Он и двое его родственников – Абрахам Келли и Танго Лейн Биррелл – должны были взять меня с собой на поиски охры в близлежащем месторождении под названием Подпрыгивающий ручей, и внезапно мне перестало казаться, что я перестаралась, взяв «Ниссан». В десяти минутах езды от города мы свернули с главной дороги на то, что, по их словам, тоже было дорогой, но у меня возникли сомнения в правильности этого определения. Мы около километра пробивались сквозь колючий спиннифекс, когда Том вдруг велел остановиться. Итак, мы остановились в какой-то глуши, вышли из машины, и вдруг я поняла, что мы стоим в гигантской коробке с красками. Высохшее русло ручья было окрашено не в один цвет, а в десятки – во всевозможные комбинации основных четырех цветов: темно-красного вследствие добавления гематита, лимонно-желтого, белого цвета трубочной глины и черного, являющегося следствием примеси марганца. Почва выглядела как окаменевшая жевательная резинка, выплюнутая динозаврами. Повсюду валялись разноцветные камни, большие и маленькие. Вы могли взять почти любой из них – и у вас в руках оказывалась готовая краска.
Абрахам нашел за ручьем большой плоский белый камень, который должен был стать нашей палитрой и холстом, а Танго, у которого была с собой бутылка с водой, показал мне, что нужно налить на камень воду, а затем взять другой камень и энергично потереть его в лужице, чтобы получить пигмент. В этих камнях было правильное сочетание глины и краски, чтобы рисование было достаточно легким, они были даже более гладкими, чем мой маленький итальянский камешек. «Это то, что используют для создания диджериду?» – удивилась я. «Да», – ответил Абрахам. «Мы отвыкли, – добавил Танго. – Теперь мы нередко используем акрил. Чтобы добыть охру, нужна машина, идти пешком слишком далеко. У нас раньше была машина, но у нее двигатель сломался».
Бесвик – последний регион южнее Арнемленда, который считается «культурно нетронутым». Его жители до сих пор устраивают церемонии посвящения, а мальчики на четыре-пять месяцев уходят в буш, чтобы подготовиться к нему. «У нас осталось всего пять или шесть стариков, которые способны учить молодых», – сказал Танго. По его словам, во всех населенных пунктах тоже были проблемы. «Марихуана из Индии, нюханье бензина и все такое». Однако одной из самых серьезных проблем культурной жизни было то, что умирали старики. «Мне сорок восемь лет. Если я не найду никого, кто меня научит, я исчезну, все это просто исчезнет». По словам Тома, разноцветные камни Подпрыгивающего ручья использовались как для рисования, так и для церемоний. «Но мы не будем рассказывать вам о церемониях, – твердо добавил он, – это секрет».

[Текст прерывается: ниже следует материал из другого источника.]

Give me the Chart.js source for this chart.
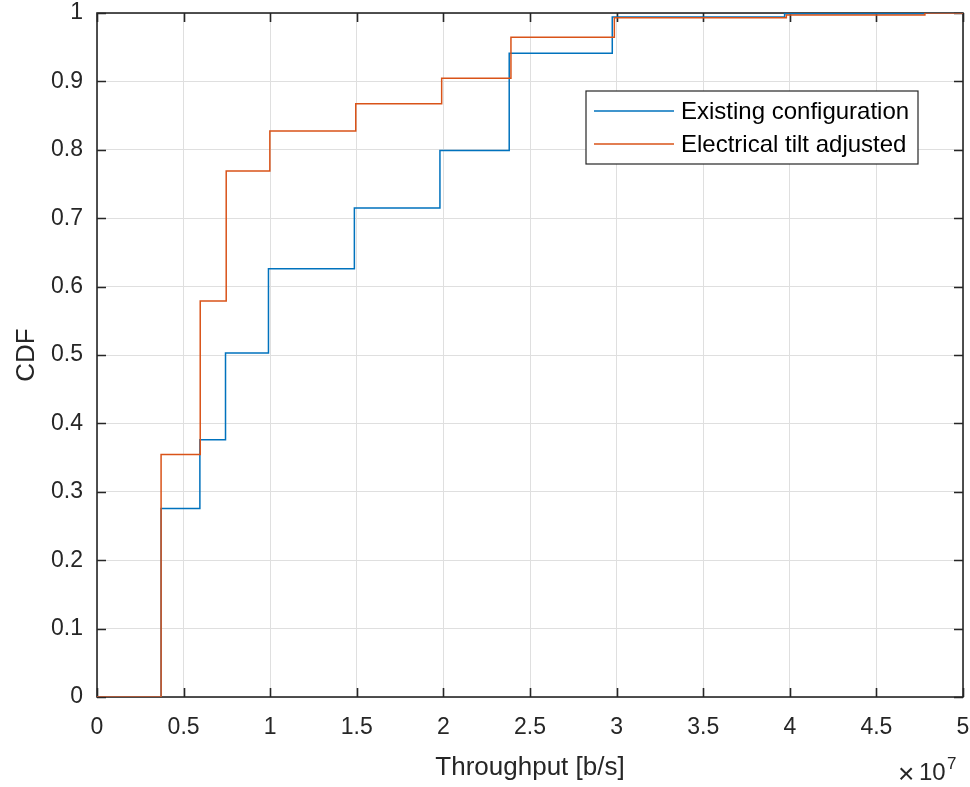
<!DOCTYPE html>
<html>
<head>
<meta charset="utf-8">
<title>Throughput CDF</title>
<script src="https://cdn.jsdelivr.net/npm/chart.js@4.4.1/dist/chart.umd.min.js"></script>
<style>
    html, body { margin: 0; padding: 0; background: #ffffff; }
    #cdfChart { display: block; }
</style>
</head>
<body>
<canvas id="cdfChart" width="970" height="787"></canvas>
<script>
// Empirical CDF steps, throughput in b/s
const existingX = [0, 3.7e6, 5.94e6, 7.42e6, 9.9e6, 14.86e6, 19.8e6, 23.8e6, 29.75e6, 39.7e6, 47.7e6, 50e6];
const existingCdf = [0, 0.2755, 0.376, 0.503, 0.626, 0.715, 0.799, 0.941, 0.994, 0.999, 1.0, 1.0];
const tiltX = [0, 3.7e6, 5.96e6, 7.46e6, 9.98e6, 14.94e6, 19.9e6, 23.9e6, 29.87e6, 39.8e6, 47.8e6, 50e6];
const tiltCdf = [0, 0.3546, 0.579, 0.769, 0.8275, 0.8675, 0.9046, 0.9646, 0.993, 0.997, 1.0, 1.0];

const seriesLabels = ['Existing configuration', 'Electrical tilt adjusted'];
const seriesColors = ['#0072BD', '#D95319'];

const xTickLabels = ['0', '0.5', '1', '1.5', '2', '2.5', '3', '3.5', '4', '4.5', '5'];
const yTickLabels = ['0', '0.1', '0.2', '0.3', '0.4', '0.5', '0.6', '0.7', '0.8', '0.9', '1'];

const FONT = "'Liberation Sans', Arial, Helvetica, sans-serif";
const AXIS_COLOR = '#262626';
const GRID_COLOR = '#dfdfdf';

function toPoints(xs, ys) {
    return xs.map((x, i) => ({ x: x, y: ys[i] }));
}

// keep the plot box fixed: no extra room for overhanging tick labels
function fixScale(scale, size) {
    if (scale.isHorizontal()) {
        scale.height = size;
    } else {
        scale.width = size;
    }
    scale.paddingLeft = 0;
    scale.paddingRight = 0;
    scale.paddingTop = 0;
    scale.paddingBottom = 0;
}

// axes box with inward tick marks on all four sides
const boxPlugin = {
    id: 'matlabBox',
    beforeDatasetsDraw(chart) {
        const { ctx, chartArea: a, scales } = chart;
        const len = 9;
        ctx.save();
        ctx.strokeStyle = AXIS_COLOR;
        ctx.lineWidth = 1.6;
        ctx.beginPath();
        scales.x.ticks.forEach(t => {
            const px = Math.round(scales.x.getPixelForValue(t.value)) + 0.5;
            ctx.moveTo(px, a.bottom); ctx.lineTo(px, a.bottom - len);
            ctx.moveTo(px, a.top); ctx.lineTo(px, a.top + len);
        });
        scales.y.ticks.forEach(t => {
            const py = Math.round(scales.y.getPixelForValue(t.value)) + 0.5;
            ctx.moveTo(a.left, py); ctx.lineTo(a.left + len, py);
            ctx.moveTo(a.right, py); ctx.lineTo(a.right - len, py);
        });
        ctx.stroke();
        ctx.strokeRect(a.left, a.top, a.right - a.left, a.bottom - a.top);
        ctx.restore();
    }
};

// boxed legend inside the plot, plus the x10^7 exponent under the x axis
const legendPlugin = {
    id: 'boxLegend',
    afterDraw(chart) {
        const { ctx } = chart;
        ctx.save();
        ctx.fillStyle = '#ffffff';
        ctx.fillRect(586, 91, 332, 73);
        ctx.strokeStyle = AXIS_COLOR;
        ctx.lineWidth = 1.2;
        ctx.strokeRect(586, 91, 332, 73);

        const rows = [111, 144];
        ctx.font = '24px ' + FONT;
        ctx.textBaseline = 'middle';
        ctx.textAlign = 'left';
        chart.data.datasets.forEach((ds, i) => {
            ctx.strokeStyle = ds.borderColor;
            ctx.lineWidth = 1.5;
            ctx.beginPath();
            ctx.moveTo(594, rows[i]);
            ctx.lineTo(674, rows[i]);
            ctx.stroke();
            ctx.fillStyle = '#000000';
            ctx.fillText(ds.label, 681, rows[i] + 1);
        });

        ctx.fillStyle = AXIS_COLOR;
        ctx.font = '28px ' + FONT;
        ctx.fillText('\u00d7', 898, 775);
        ctx.textBaseline = 'alphabetic';
        ctx.font = '24px ' + FONT;
        ctx.fillText('10', 919, 780);
        ctx.font = '17px ' + FONT;
        ctx.fillText('7', 947, 769);
        ctx.restore();
    }
};

const ctx = document.getElementById('cdfChart').getContext('2d');

const cdfChart = new Chart(ctx, {
    type: 'line',
    data: {
        datasets: [
            {
                label: seriesLabels[0],
                data: toPoints(existingX, existingCdf),
                borderColor: seriesColors[0],
                borderWidth: 1.5,
                stepped: 'before',
                pointRadius: 0,
                fill: false,
                order: 1
            },
            {
                label: seriesLabels[1],
                data: toPoints(tiltX, tiltCdf),
                borderColor: seriesColors[1],
                borderWidth: 1.5,
                stepped: 'before',
                pointRadius: 0,
                fill: false,
                order: 0
            }
        ]
    },
    options: {
        responsive: false,
        animation: false,
        events: [],
        layout: { padding: { top: 13, right: 7, left: 0, bottom: 0 } },
        plugins: {
            legend: { display: false },
            tooltip: { enabled: false }
        },
        scales: {
            x: {
                type: 'linear',
                min: 0,
                max: 5e7,
                afterFit: scale => fixScale(scale, 90),
                ticks: {
                    stepSize: 5e6,
                    padding: 17,
                    maxRotation: 0,
                    color: AXIS_COLOR,
                    font: { family: FONT, size: 23 },
                    callback: (value, index) => xTickLabels[index]
                },
                grid: { color: GRID_COLOR, lineWidth: 1, drawTicks: false },
                border: { display: false },
                title: {
                    display: true,
                    text: 'Throughput [b/s]',
                    color: AXIS_COLOR,
                    font: { family: FONT, size: 26 },
                    padding: { top: 0, bottom: 4 }
                }
            },
            y: {
                type: 'linear',
                min: 0,
                max: 1,
                afterFit: scale => fixScale(scale, 97),
                ticks: {
                    stepSize: 0.1,
                    padding: 14,
                    color: AXIS_COLOR,
                    font: { family: FONT, size: 23 },
                    callback: (value, index) => yTickLabels[index]
                },
                grid: { color: GRID_COLOR, lineWidth: 1, drawTicks: false },
                border: { display: false },
                title: {
                    display: true,
                    text: 'CDF',
                    color: AXIS_COLOR,
                    font: { family: FONT, size: 26 },
                    padding: { top: 11, bottom: 0 }
                }
            }
        }
    },
    plugins: [boxPlugin, legendPlugin]
});
</script>
</body>
</html>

Эта секретность делает культурную жизнь современных сообществ аборигенов очень уязвимой. С передачей их историй всегда возникали определенные трудности, но при этом истории, вероятно, никогда не были так важны, как сейчас, причем не только в религиозном смысле, но и в смысле самоидентификации. Какой смысл имеют рассказы и изображения окружающего мира и страны для оседлого человека, который редко видит места, о которых они повествуют? Сегодня, когда таким людям, как Том Келли, удается передать совсем немного подобных историй, важно обратить внимание на то, что осталось, и относиться с уважением к тонкому покрывалу тайны, под которым они могут быть спрятаны. На самом деле шестьдесят лет назад, когда подобных историй было больше и они рассказывались антропологам достаточно открыто, все было не так уж секретно.